On dira que le vrai scandale du climat est ailleurs: c’est le Nord riche qui pollue et le Sud pauvre qui déguste. A Building Bridges cette fois, on a mis au podium une «pasionaria» du Vanuatu qui veut imposer – par le Tribunal de La Haye – une «responsabilité» judiciaire forçant le pollueur à être payeur. Certes, la Chine (et d’autres «Sudistes») polluent à leur tour, mais on a alors droit à un cours d’histoire pour prouver qu’elle ne fait que rendre au Nord la monnaie de sa pièce. Mais revenons au Vanuatu et à sa politique – militante – du «gagner sur les deux tableaux». On a vu dans le cas de Mayotte que – de manière bien imparfaite mais pourtant sans objection – une «métropole» aide sa lointaine province insulaire en cas de malheur. Vanuatu a rejeté le condominium franco-britannique pour le charme de l’indépendance: on peut le comprendre, car la tutelle ne fut pas toujours juste. Mais si «indépendance» est une pièce d’or à une face pour Guillaume Tell ou pour l’Escalade, il est temps de voir aussi le côté «pile» sans quoi ici aussi le jeu est pipé. D’ailleurs, les Mers Chaudes ne tirent pas si mal leur épingle du jeu face au Nord qui pollue avec ses usines d’avions ou ses chantiers navals: l’avion, c’est le tourisme, le bateau, c’est la pêche, les îles, c’est le système
ad hoc… comme la vente de (faux) passeports; et même libre, Vanuatu est aidée par l’Australie.

Des mensonges qui arrangent

Ce texte n’est pas un plaidoyer pour le grand méchant banquier pollueur: il se borne à poser des questions d’enfant que les adultes de la Genève Internationale évitent soigneusement. Certes, «éthique», «durable», «responsable» sont des termes qui sonnent bien, mais personne n’a le monopole de l’«impact», dont on peine tant à mesurer à chaque fois s’il l’est en bien ou en mal. Comment distinguer le vrai du faux calcul quand on n’est pas au signe près? Il y a deux ans à Building Bridges, une séance spéciale fut tout entière dédiée à Fabienne Fischer, divinisée de pères pasteurs en fille plaideuse. Bertrand Piccard est lui aussi valeureux, mais tomba de même dans le miroir aux alouettes.

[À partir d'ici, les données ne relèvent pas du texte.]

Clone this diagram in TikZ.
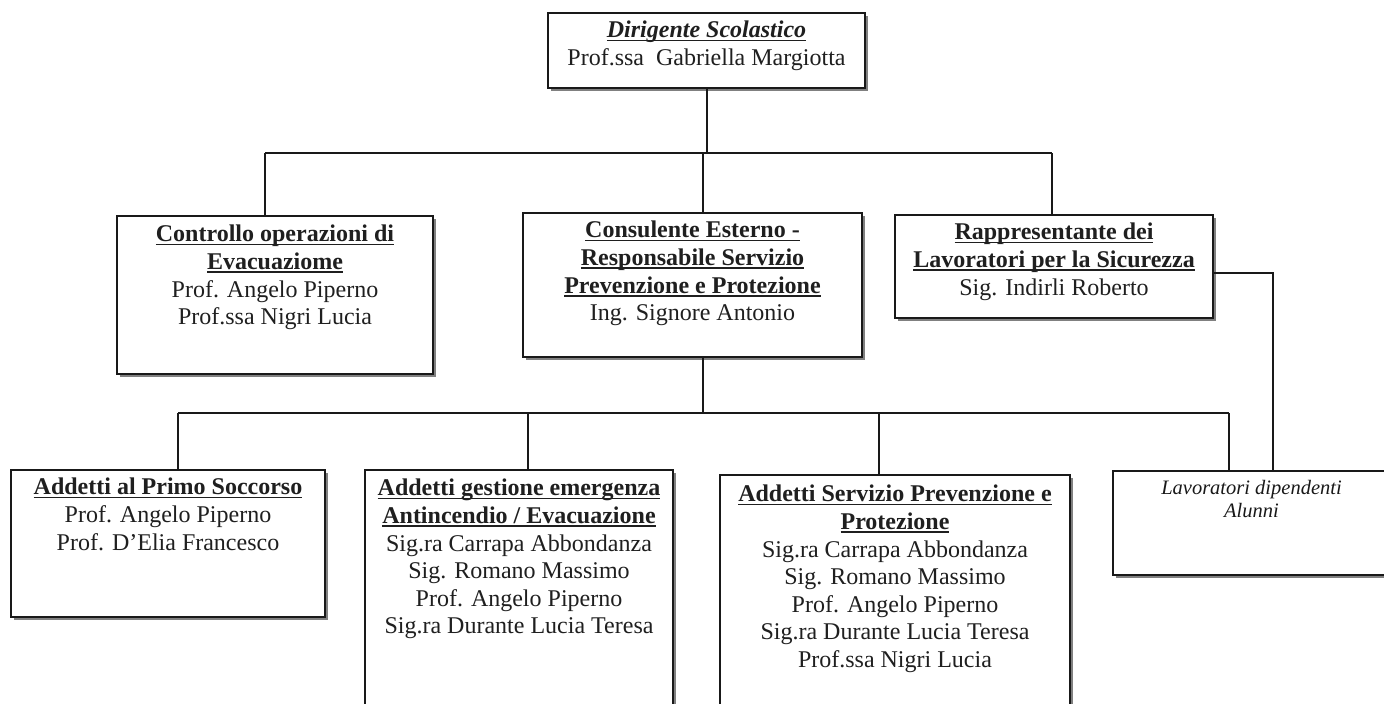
\documentclass[tikz,border=0pt]{standalone}
\usepackage{fontspec}
\setmainfont{Liberation Serif}
\usetikzlibrary{shadows}
\newsavebox\ulbox
\newcommand\ulx[1]{\sbox\ulbox{#1}\rlap{\rule[-3.5pt]{\wd\ulbox}{1.8pt}}\usebox\ulbox}
\tikzset{
  box/.style={draw=black!90, line width=2pt, fill=white, inner sep=0pt, outer sep=0pt,
    anchor=north west, drop shadow={shadow xshift=3pt, shadow yshift=-3pt, fill=black!50, opacity=1}},
  txt/.style={anchor=north, align=center, inner sep=0pt, font=\fontsize{24}{27.6}\selectfont, text=black!88},
  smalltxt/.style={anchor=north, align=center, inner sep=0pt, font=\fontsize{20.5}{23}\selectfont\itshape, text=black!90},
  conn/.style={line width=2pt, draw=black!90}
}
\begin{document}
\begin{tikzpicture}[x=1pt,y=-1pt]
\clip (0,0) rectangle (1384,704);
\fill[white] (0,0) rectangle (1384,704);
% bus coordinates
\coordinate (t1) at (265,153);
\coordinate (tc) at (703,153);
\coordinate (t2) at (1052,153);
\coordinate (b0) at (703,413);
\coordinate (b1) at (178,413);
\coordinate (b2) at (528,413);
\coordinate (b3) at (879,413);
\coordinate (b4) at (1229,413);
\coordinate (r1) at (1273,273);
% boxes
\node[box, minimum width=317pt, minimum height=75pt] (dir) at (548,13) {};
\node[box, minimum width=316pt, minimum height=158pt] (ctrl) at (117,216) {};
\node[box, minimum width=339pt, minimum height=144pt] (cons) at (523,213) {};
\node[box, minimum width=318pt, minimum height=103pt] (rapp) at (895,215) {};
\node[box, minimum width=314pt, minimum height=147pt] (primo) at (11,470) {};
\node[box, minimum width=308pt, minimum height=290pt] (gest) at (365,470) {};
\node[box, minimum width=350pt, minimum height=290pt] (serv) at (720,475) {};
\node[box, minimum width=277pt, minimum height=104pt] (lav) at (1113,471) {};
% connectors
\draw[conn] (dir.south) -- (dir.south |- t1);
\draw[conn] (t1) -- (t2);
\draw[conn] (t1) -- (t1 |- ctrl.north);
\draw[conn] (tc) -- (tc |- cons.north);
\draw[conn] (t2) -- (t2 |- rapp.north);
\draw[conn] (b0 |- cons.south) -- (b0);
\draw[conn] (b1) -- (b4);
\draw[conn] (b1) -- (b1 |- primo.north);
\draw[conn] (b2) -- (b2 |- gest.north);
\draw[conn] (b3) -- (b3 |- serv.north);
\draw[conn] (b4) -- (b4 |- lav.north);
\draw[conn] (rapp.east |- r1) -- (r1) -- (r1 |- lav.north);
% texts
\node[txt, yshift=-8pt] (dirT) at (dir.north) {\ulx{\textbf{\textit{Dirigente Scolastico}}}\\Prof.ssa\ \ Gabriella Margiotta};
\node[txt, yshift=-9pt] (ctrlT) at (ctrl.north) {\ulx{\textbf{Controllo operazioni di}}\\\ulx{\textbf{Evacuaziome}}\\Prof. Angelo Piperno\\Prof.ssa Nigri Lucia};
\node[txt, yshift=-8pt] (consT) at (cons.north) {\ulx{\textbf{Consulente Esterno -}}\\\ulx{\textbf{Responsabile Servizio}}\\\ulx{\textbf{Prevenzione e Protezione}}\\Ing. Signore Antonio};
\node[txt, yshift=-8pt] (rappT) at (rapp.north) {\ulx{\textbf{Rappresentante dei}}\\\ulx{\textbf{Lavoratori per la Sicurezza}}\\Sig. Indirli Roberto};
\node[txt, yshift=-8pt] (primoT) at (primo.north) {\ulx{\textbf{Addetti al Primo Soccorso}}\\Prof. Angelo Piperno\\Prof. D'Elia Francesco};
\node[txt, yshift=-9pt] (gestT) at (gest.north) {\ulx{\textbf{Addetti gestione emergenza}}\\\ulx{\textbf{Antincendio / Evacuazione}}\\Sig.ra Carrapa Abbondanza\\Sig. Romano Massimo\\Prof. Angelo Piperno\\Sig.ra Durante Lucia Teresa};
\node[txt, yshift=-10pt] (servT) at (serv.north) {\ulx{\textbf{Addetti Servizio Prevenzione e}}\\\ulx{\textbf{Protezione}}\\Sig.ra Carrapa Abbondanza\\Sig. Romano Massimo\\Prof. Angelo Piperno\\Sig.ra Durante Lucia Teresa\\Prof.ssa Nigri Lucia};
\node[smalltxt, yshift=-9pt] (lavT) at (lav.north) {Lavoratori dipendenti\\Alunni};
\end{tikzpicture}
\end{document}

L’iconique Grameen – plus sociale que climatique, certes – est aussi au cœur de toutes les ambiguïtés, même si Mohamad Yunus est sorti de prison au Pakistan pour devenir premier ministre au Bangladesh. Ce qui rappelle que, pour une partie de l’humanité, rien n’est plus éthique que la «finance islamique».

Décrocher la Lune… sans sa face sombre

Bref, à ne montrer jamais qu’un côté des choses, on a raison sans danger mais on prouve sans penser. Car là-dedans, il y a du «jeu de l’avion» qui s’ignore: la finance «durable» montre désormais des signes de fatigue, signalait le journal «Agefi», dans un numéro spécial pour Building Bridges. Alors pour retrouver la foi dans la lutte pour le climat, rien ne vaut la prose des sceptiques: dans son roman «Cabane», même Abel Quentin – d’ordinaire non conforme – croit à ce combat!